Später schreibt der Apostel Paulus im Brief an die Epheser: „Das aber: Er ist hinaufgestiegen, was ist es anderes, als dass er auch hinabgestiegen ist in die unteren Teile der Erde? Der hinabgestiegen ist, ist derselbe, der auch hinaufgestiegen ist über alle Himmel, damit er alles erfüllte“ (Eph 4,9.10). Diese Verse machen deutlich: Der Herr Jesus hat als Mensch den Tod erduldet, und Er ist derselbe, der nun auch „hinaufgestiegen ist über alle Himmel“. An die Korinther schreibt Paulus über die Auferstehung: „Jeder aber in seiner eigenen Ordnung: der Erstling, Christus; dann die, die des Christus sind bei seiner Ankunft“ (1Kor 15,23). Auch in dieser Stelle können wir sehen, dass Christus nun leibhaftig auferstanden ist, denn es geht im Zusammenhang um unsere leibliche Auferstehung.

Es ist also überaus wichtig, dass wir den Herrn Jesus nun als ersten verherrlichten Menschen im Himmel wissen dürfen. Er ist unsere Garantie dafür, dass auch wir in Ihm diesen Platz erreichen. Der Stellung nach sind wir bereits in Ihm, und in Ihm sind wir bereits versetzt in himmlische Örter (Eph 2,6). Deshalb ist Er unsere Sicherheit, dass wir diesen Ort auch erreichen, wenn Er uns holt und wir mit verherrlichten Leibern den Herrn schauen dürfen. Wenn der Herr Jesus nur ein Geist wäre, könnten wir Ihn nicht einmal sehen, aber weil ein Mensch im Himmel ist, werden wir Ihn sehen, wie Er ist. Wir werden das Lamm sehen „wie geschlachtet“ (vgl. Off 5,6).

„Geliebte, jetzt sind wir Kinder Gottes, und es ist noch nicht offenbar geworden, was wir sein werden; wir wissen, dass wir, wenn es offenbar wird, ihm gleich sein werden, denn wir werden ihn sehen, wie er ist. Und jeder, der diese Hoffnung zu ihm hat, reinigt sich selbst, wie er rein ist“ (1Joh 3,2.3).

Anmerkungen

[1] So übersetzt die alte Elberfelder. Die überarbeitete Elberfelder (Edition Hückeswagen) übersetzt „Werkmeister“ und führt in der Fußnote an: „O. Pflegling, o. Liebling.“ Beide Übersetzungen (Schoßkind, Werkmeister) sind vom Hebräischen her möglich.

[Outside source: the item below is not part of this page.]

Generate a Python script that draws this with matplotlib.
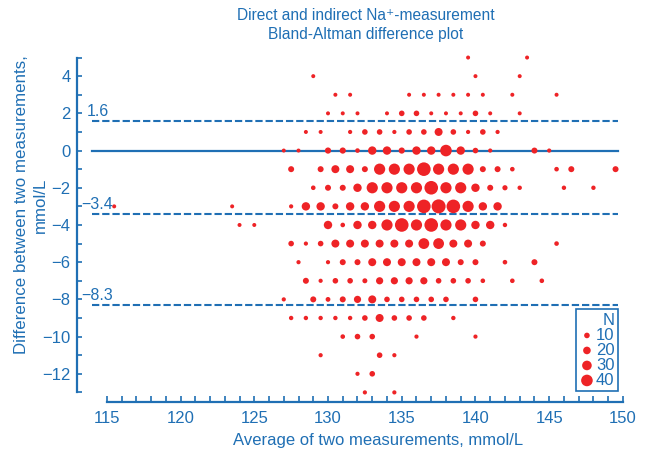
import numpy as np
import matplotlib.pyplot as plt

plt.rcParams['font.family'] = ['Liberation Sans', 'DejaVu Sans']

blue = '#1f6fb4'
red = '#ee2326'

# differences (mmol/L), one entry per row of bubbles
row_diffs = [5, 4, 3, 2, 1, 0, -1, -2, -3, -4, -5, -6, -7, -8, -9, -10, -11, -12, -13]

# averages of the two measurements in each row
row_avgs = [
    [139.5, 143.5],
    [129, 140, 143],
    [130.5, 131.5, 135.5, 136.5, 137.5, 138.5, 139.5, 140.5, 142.5, 145.5],
    [130, 131, 132, 134, 135, 136, 137, 138, 139, 140, 141, 143],
    [128.5, 129.5, 131.5, 132.5, 133.5, 134.5, 135.5, 136.5, 137.5, 138.5, 139.5, 140.5, 141.5],
    [127, 128, 130, 131, 132, 133, 134, 135, 136, 137, 138, 139, 140, 141, 144, 145],
    [127.5, 129.5, 130.5, 131.5, 132.5, 133.5, 134.5, 135.5, 136.5, 137.5, 138.5, 139.5,
     140.5, 141.5, 142.5, 145.5, 146.5, 149.5],
    [129, 130, 131, 132, 133, 134, 135, 136, 137, 138, 139, 140, 141, 142, 143, 146, 148],
    [115.5, 123.5, 127.5, 128.5, 129.5, 130.5, 131.5, 132.5, 133.5, 134.5, 135.5, 136.5,
     137.5, 138.5, 139.5, 140.5, 141.5],
    [124, 125, 130, 131, 132, 133, 134, 135, 136, 137, 138, 139, 140, 141, 142],
    [127.5, 128.5, 129.5, 130.5, 131.5, 132.5, 133.5, 134.5, 135.5, 136.5, 137.5, 138.5,
     139.5, 140.5, 145.5],
    [128, 130, 131, 132, 133, 134, 135, 136, 137, 138, 139, 140, 142, 144],
    [128.5, 129.5, 130.5, 131.5, 132.5, 133.5, 134.5, 135.5, 136.5, 137.5, 138.5, 139.5,
     140.5, 142.5, 144.5],
    [127, 129, 130, 131, 132, 133, 134, 135, 136, 137, 138, 140],
    [127.5, 128.5, 129.5, 130.5, 131.5, 132.5, 133.5, 134.5, 135.5, 136.5, 138.5],
    [131, 132, 133, 136, 140],
    [129.5, 133.5, 134.5],
    [132, 133],
    [132.5, 134.5],
]

# number of samples at each point
row_counts = [
    [2, 2],
    [2, 2, 2],
    [2, 2, 2, 2, 2, 2, 2, 2, 2, 2],
    [2, 2, 2, 2, 10, 10, 2, 2, 2, 10, 2, 2],
    [2, 2, 3, 10, 10, 3, 10, 10, 22, 10, 3, 10, 3],
    [2, 2, 13, 13, 5, 24, 24, 13, 24, 24, 40, 24, 10, 3, 12, 3],
    [12, 12, 22, 22, 12, 38, 38, 38, 50, 38, 38, 38, 12, 12, 5, 5, 12, 12],
    [5, 12, 12, 24, 38, 38, 38, 38, 50, 38, 38, 24, 12, 8, 4, 4, 4],
    [2, 2, 3, 24, 24, 12, 24, 24, 38, 38, 38, 50, 52, 50, 38, 24, 24],
    [2, 2, 24, 5, 24, 24, 38, 50, 38, 50, 38, 38, 24, 24, 4],
    [10, 3, 10, 22, 22, 22, 22, 22, 22, 36, 36, 22, 22, 12, 5],
    [3, 3, 12, 12, 22, 22, 22, 22, 22, 22, 12, 12, 5, 12],
    [12, 3, 10, 10, 7, 18, 18, 18, 18, 10, 10, 10, 5, 5, 5],
    [3, 12, 6, 12, 18, 22, 10, 10, 10, 10, 10, 10],
    [4, 4, 4, 4, 4, 10, 22, 10, 10, 10, 4],
    [5, 10, 10, 3, 3],
    [3, 10, 3],
    [3, 10],
    [3, 3],
]

limit_values = [1.6, -3.4, -8.3]
limit_labels = ['1.6', '\u22123.4', '\u22128.3']
legend_counts = [10, 20, 30, 40]

dpi = 100


def marker_area(n):
    d_px = 3.6 + 0.2 * n
    return (d_px * 72 / dpi) ** 2


avg = np.concatenate([np.array(a, dtype=float) for a in row_avgs])
diff = np.concatenate([np.full(len(a), d, dtype=float) for a, d in zip(row_avgs, row_diffs)])
count = np.concatenate([np.array(c, dtype=float) for c in row_counts])

fig = plt.figure(figsize=(6.46, 4.51), dpi=dpi)
ax = fig.add_axes([0.1197, 0.1093, 0.8674, 0.7796])
ax.set_xlim(113, 151)
ax.set_ylim(-13.5, 5.4)

# zero line and limits of agreement
ax.plot([114, 149.7], [0, 0], color=blue, lw=1.6, zorder=1)
for v, lab in zip(limit_values, limit_labels):
    ax.plot([114, 149.7], [v, v], color=blue, lw=1.5, ls=(0, (3.5, 1.4)), zorder=1)
    xt = 113.65 if v > 0 else 113.3
    ax.text(xt, v + 0.12, lab, color=blue, fontsize=11.5, ha='left', va='bottom')

ax.scatter(avg, diff, s=marker_area(count), color=red, edgecolors='none', zorder=2)

for side in ['top', 'right']:
    ax.spines[side].set_visible(False)
for side in ['left', 'bottom']:
    ax.spines[side].set_color(blue)
    ax.spines[side].set_linewidth(1.6)
ax.spines['left'].set_bounds(-13, 5)
ax.spines['bottom'].set_bounds(115, 150)

ax.set_xticks(np.arange(115, 151, 5))
ax.set_xticks(np.arange(115, 151, 1), minor=True)
ax.set_yticks(np.arange(-12, 5, 2))
ax.set_yticks(np.arange(-13, 6, 1), minor=True)
ax.set_yticklabels([str(v).replace('-', '\u2212') for v in range(-12, 5, 2)])
ax.tick_params(axis='x', which='both', direction='in', length=4.5, width=1.2,
               color=blue, labelcolor=blue, labelsize=12, pad=7)
ax.tick_params(axis='y', which='both', direction='in', length=3.6, width=1.2,
               color=blue, labelcolor=blue, labelsize=12, pad=5)

handles = [ax.scatter([], [], s=marker_area(n), color=red, edgecolors='none') for n in legend_counts]
leg = ax.legend(handles, [str(n) for n in legend_counts], title='N', loc='lower right',
                bbox_to_anchor=(0.965, 0.03), borderaxespad=0, fancybox=False,
                edgecolor=blue, framealpha=1, handletextpad=0.1, labelspacing=0.0,
                borderpad=0.2, handlelength=0.9, alignment='right',
                fontsize=12, title_fontsize=12)
leg.get_frame().set_linewidth(1.2)
leg.get_title().set_color(blue)
for t in leg.get_texts():
    t.set_color(blue)

fig.text(366 / 646, 1 - 16 / 451, 'Direct and indirect Na\u207a-measurement',
         color=blue, fontsize=11.2, ha='center', va='center')
fig.text(366 / 646, 1 - 35 / 451, 'Bland-Altman difference plot',
         color=blue, fontsize=11.2, ha='center', va='center')
fig.text(378 / 646, 1 - 440 / 451, 'Average of two measurements, mmol/L',
         color=blue, fontsize=12, ha='center', va='center')
fig.text(22 / 646, 1 - 205 / 451, 'Difference between two measurements,',
         color=blue, fontsize=12.2, ha='center', va='center', rotation=90)
fig.text(40 / 646, 1 - 205 / 451, 'mmol/L',
         color=blue, fontsize=12.2, ha='center', va='center', rotation=90)

fig.savefig('out.png', dpi=dpi)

[2] Diese Formulierung bedeutet nicht, dass der Herr Jesus die gleiche sündhafte Natur gehabt hätte wie wir, als Er auf der Erde war, sondern dass Er die Leiblichkeit und die Gestalt eines Menschen annahm und wahrer Mensch war, ohne dass jedoch die Sünde in Ihm gewohnt hätte (vgl. Heb 4,15).

[3] Henry Mann Hooke, „1 John 1“ in The Christian’s Friend and Instructor, Jg. 12, 1885.